With continuous advancements in internet technologies, web crawling has become more sophisticated. However, websites often deploy CAPTCHAs and other anti-scraping measures to protect their data. phpSpider is a powerful PHP crawler framework but still faces challenges dealing with CAPTCHAs. This article systematically explains how to effectively handle and bypass CAPTCHA validation using PHP combined with phpSpider.
CAPTCHAs are generally returned as images via HTTP requests. Using PHP’s cURL library, you can easily send requests to retrieve CAPTCHA images, and use the GD library for image processing.
$url = "http://www.example.com/captcha.php";
$curl = curl_init($url);
curl_setopt($curl, CURLOPT_RETURNTRANSFER, true);
$response = curl_exec($curl);
curl_close($curl);
// Save the CAPTCHA image
file_put_contents("captcha.jpg", $response);
After obtaining the CAPTCHA image, the next step is to perform text recognition. PHP can invoke the Tesseract OCR library to automatically recognize the text, greatly improving CAPTCHA solving efficiency.
exec("tesseract captcha.jpg captcha");
// Read the recognition result
$captcha = trim(file_get_contents("captcha.txt"));
Once the CAPTCHA text is recognized, it needs to be entered into the CAPTCHA input field to pass website verification. The example below shows how to simulate CAPTCHA input with phpSpider:
// Create a spider instance
$spider = new phpspider();
// Set CAPTCHA input
$spider->on_handle_img = function($obj, $data) use ($captcha) {
$obj->input->set_value("captcha", $captcha);
};
// Other spider configurations...
// Start the spider
$spider->start();
Note that the 'name' attribute of the CAPTCHA input field might vary across websites, so adjust the code accordingly.

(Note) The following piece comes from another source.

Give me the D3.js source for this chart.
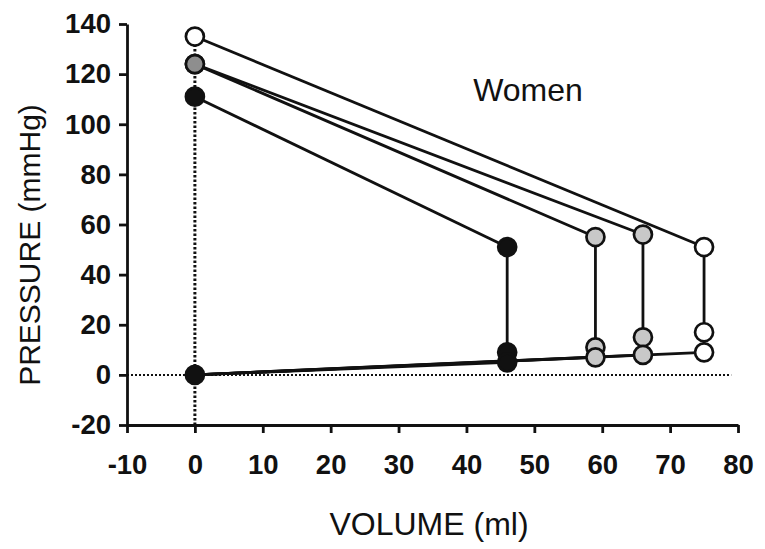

Some websites enhance anti-scraping by using special request headers or dynamically generating CAPTCHAs via JavaScript. To bypass these, you can customize request headers and apply other techniques.
$url = "http://www.example.com";
$options = [
'headers' => [
'Referer: http://www.example.com/',
'User-Agent: Mozilla/5.0 (Windows NT 10.0; WOW64; rv:43.0) Gecko/20100101 Firefox/43.0',
// Other specific headers...
],
];
$curl = curl_init($url);
curl_setopt_array($curl, $options);
$response = curl_exec($curl);
curl_close($curl);
// Process the response content
Adjust anti-scraping strategies flexibly based on the target website’s protection mechanisms.
This article thoroughly introduces the full process of bypassing website CAPTCHA anti-scraping mechanisms using PHP and phpSpider, including fetching, recognizing, and simulating CAPTCHA input, as well as coping with complex anti-scraping strategies. With well-designed techniques, efficient and stable data crawling can be achieved. However, it is also recommended to comply with website policies and use crawling technology legally and ethically.